After Step 306, the recorded pressure change in the monitor well is analyzed and processed to obtain information related to the geometry of the fracture, so as to evaluate the fluid communication between the monitor well in the first group and the adjacent wells in the second group. A computer algorithm which accounts for poromechanics may be used. The method of analyzing the data may include a number of methods involving computer simulations. In one or more embodiments of the present invention, typical commercial reservoir simulators can be used to evaluate the maximum fluid connectivity that could exist between wells and still not exceed the pressure signals observed. This can help one identify if there are pervasive connected natural fracture networks or to what extent the overall system allows for flow between an induced fracture in an adjacent well and the monitor well.

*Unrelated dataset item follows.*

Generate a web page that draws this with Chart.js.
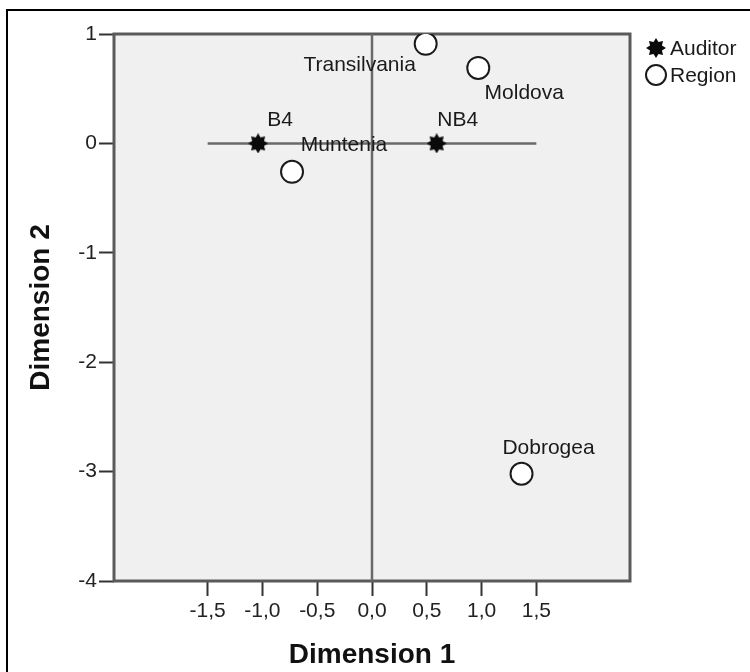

In some other embodiments, hydraulic fracturing commercial simulators can be used in conjunction with the pressure data and inputs such as rate, pressure, injection duration and volume into the adjacent well to simulate hydraulic fracture growth and estimate the fracture geometry. In a preferred embodiment of the present invention, an advanced simulation tool, which coupled poromechanics with transport to capture the total induced pressure signal that could be seen in the observation fracture from the monitor well from a newly induced fracture in the adjacent well, is used. The above mentioned simulators for instance could use a coupled finite element-finite difference (FE-FD) scheme for more accurate analysis, and a parametric study could be undertaken to develop a contour plot to evaluate the geometry of hydraulic fractures more precisely by simply using the observed pressure response. With this type of method, both the overlap and the distance between fractures (spacing of fractures) can be determined with information obtained from the measured pressure changes in the monitor well. This also allows for less complex analytical analyses of the pressure data, which can shed light on whether communication responses were induced via poroelastic effects or whether they are caused from direct fluid communication.

In one or more embodiments of the present application, an instantaneous shut-in pressure (ISIP) is measured for the stage fractured in Step 301 and is then used in conjunction with the measured pressure change to evaluate the communication between the monitor well in the first group and the adjacent wells in the second group. More specifically, in one or more embodiments of the present invention, input parameters into the above mentioned analyses includes the measured pressure changes in the monitor well, and the ISIP of the next stage in the first well. The rate of change in the pressure response and the magnitude are clear indicators of either direct fluid communication or poroelastic influence. An example of direct fluid communication would be a dramatic rise in pressure (100's of psi)—often closely approaching or even exceeding the ISIP (typically within 10% of the ISIP would be a characteristic indicator) in a matter of minutes (less than 15 min) under standard hydraulic fracturing injection rates of being in excess of 30 barrels per minute into the adjacent well. But if the injection rate into the adjacent well is less than the abovementioned, direct fluid communication may still be observed with significant pressure increase but over longer periods of time. Basically the duration of time of the pressure rise from trough to peak can be estimated based on the injection rate into the adjacent well. Poromechanics signals on the other hand are typically less than a couple hundred psi and typically less than 10's psi. They have a more gradual rate of change as the fractures grow and overlap each other more and more inducing larger poromechanics responses, and they can yield continued pressure increases even after injection has stopped in the adjacent well as the fractures continue to propagate and as the pressure in the fractures equilibrates with time.

In one or more embodiments of the present invention, the analyzing and processing of the pressure change can be realized by digital electronic circuitry or hardware, including a programmable processor, a computer, a server, or multiple processors, computers or servers and their structural equivalents, or in combinations of one or more of them.

One of the key elements in the present invention is the concept of isolating a single stage in a monitor well that has been fractured using a bridge plug prior to that stage and using that well as a monitor well while stages in adjacent wells before and after that stage are hydraulically fractured. One of the reasons this has not been done before is that maintaining efficiency is absolutely critical in hydraulic fracturing operations. The present invention allows for providing an intrinsic waiting period by isolating an exact location in the monitor well to better understand the location by receiving signals from a surface pressure gauge that is in direct fluid communication with the isolated location, while maintaining efficiency of operations, not costing any additional time for operations. The method of the present invention collects more useful data by isolating communication with a single stage in the monitor well than along the whole monitor wellbore, so as to obtain a better mapping of hydraulic fracture proximity and overlap of new fractures growing near the monitor fractures than would be achieved in a case where all stages are in communication with the surface pressure gauge. The present invention further uses poromechanics and the analytical observation techniques coupled with the aforementioned designed sequence of the hydraulic fracturing jobs, which enables an accurate evaluation of fracture communication, well to well communication, hydraulic fracture proximity and overlap, and thereby obtain an optimal well spacing for future drilling operations.

The invention being thus described, it will be obvious that the same may be varied in many ways. Such variations are not to be regarded as a departure from the spirit and scope of the invention, and all such modifications as would be obvious to one skilled in the art are intended to be included within the scope of the following claims.